Conversion rates vary from industry to industry, but averaged benchmarks are often around 2.4%. If your site is falling below this, there are some general best practices you can adopt to increase the chances of conversion:
- Make your CTA prominent
- Communicate value proposition or unique selling point (USP)
- Don't get too "salesy"
- Ensure language is straightforward
Time on page
One final traffic metric you should be tracking is average time on page. This metric records how long users are spending on each page they click onto. Time on page is great for getting a sense of how engaging the pages on your website are relative to each other.
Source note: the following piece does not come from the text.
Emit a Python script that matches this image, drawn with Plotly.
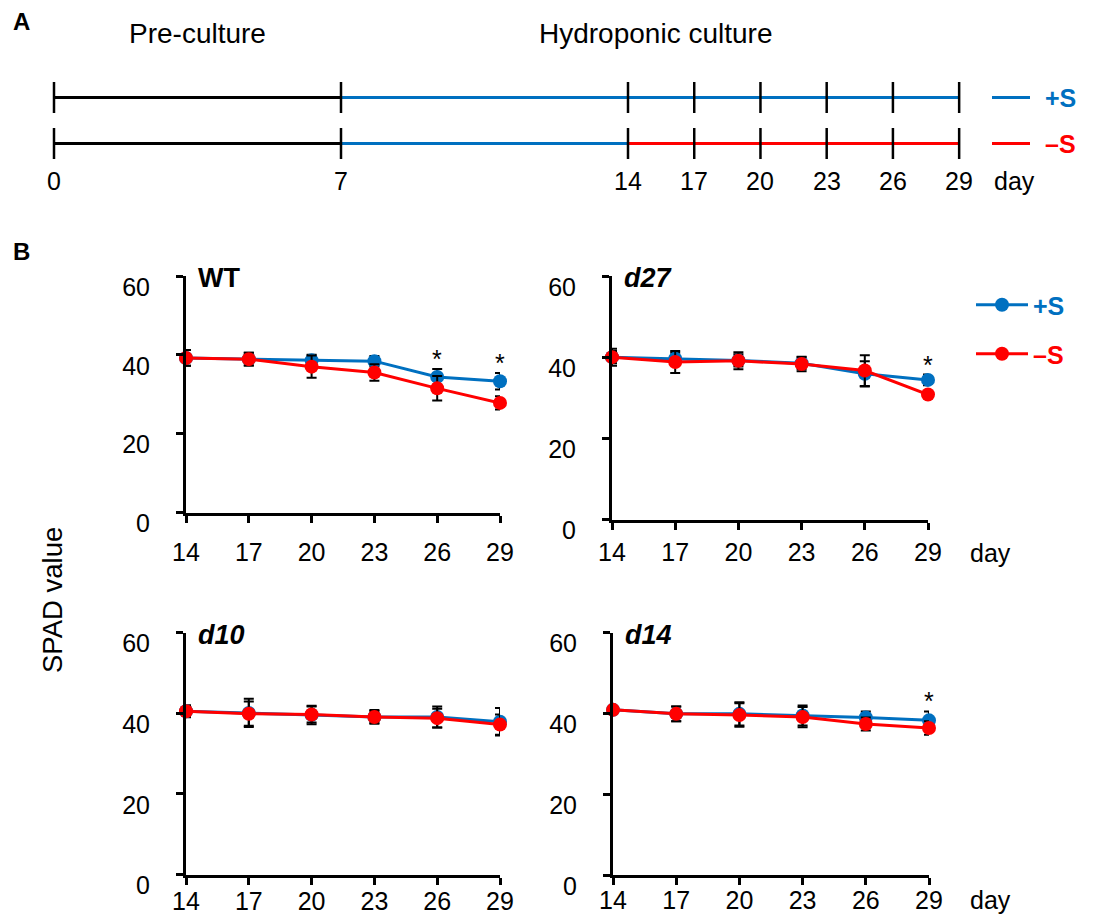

Using a string of time on page figures you can start to build an accurate picture of what an average visitor's experience is with your site. You can also start to compare this experience with industry benchmarks.
While these figures tend to vary between industries they can still be useful. Research from MetricHQ shows that the average time on page is 52 seconds and that the average time at checkout is 65 seconds.
Useful performance metrics to measure
Page load time
Page load time is a pretty self-explanatory class of performance metrics with huge implications. As you might have guessed, this metric records the length of time between users requesting your site and your site completing some stage of the rendering process.
For example, Time To First Byte (TTFB) records how long it takes your site to deliver the first byte of data to the user's browser while Page Load Time records how long it takes all page elements to be visually rendered and functional. In total, there are eleven stages of web page loading that can be used as a bookend for page load time. Panelbear also shows other performance-based metrics, such as the time spent on the frontend, backend and network while loading your page.
Cross-industry research has found that the average TTFB is 1.3 seconds on desktop and 2.6 seconds on mobile while the average Fully Loaded time is 10.3 seconds on desktop and 27.3 seconds on mobile.
If you fall a few seconds short of one of these benchmarks, it can be tempting to look past it. That would be a mistake. According to data from SmallSEOTools, every additional second of page load time decreases your conversion rate by 7%. That means an eCommerce website making $100,000 per month in sales with a TTFB of 3.3 seconds is missing out on an extra $16,000 per month!
If tracking software reveals a subpar page load time, don't worry. There are tons of ways to increase load speeds, like:
- Streamlining HTML
- Optimizing images
- Using a Content Delivery Network (CDN)
- Cleaning up libraries and databases
Core web vitals
Core web vitals are a new set of standardised metrics proposed by Google. They were designed to help website owners and developers how end users are truly experiencing a site as opposed to purely technical metrics.
These metrics are:
- Largest Contentful Paint (LCP), the time it took for the main piece of content to load on your site.
- First Input Delay (FID), how soon can a visitor start interacting with your site.
- Cumulative Layout Shift (CLS), the visual stability of a website while the content is still loading.
We previously wrote a simple introduction to web vitals which explains in more detail what these metrics mean and how they can help you.
How can these metrics help improve your site?
The answer to this question is fairly simple: Tracking key website metrics is the easiest way to make beneficial and profitable adjustments to your site. In order to improve your website, you need true measurements of how it performs under real world usage.
Website metrics are windows into different aspects of your user's experiences that are incredibly inaccessible by other means. Using a traffic and performance monitoring service like Panelbear gives you the opportunity to spot trends and recurring problems and benefit from valuable insights. Using key metrics, you can better understand what behaviours will increase conversions and which ones aren't worth your time.
With a little analysis, website metrics can inform decisions about everything from how many pages is the ideal number to what kind of marketing campaign to run.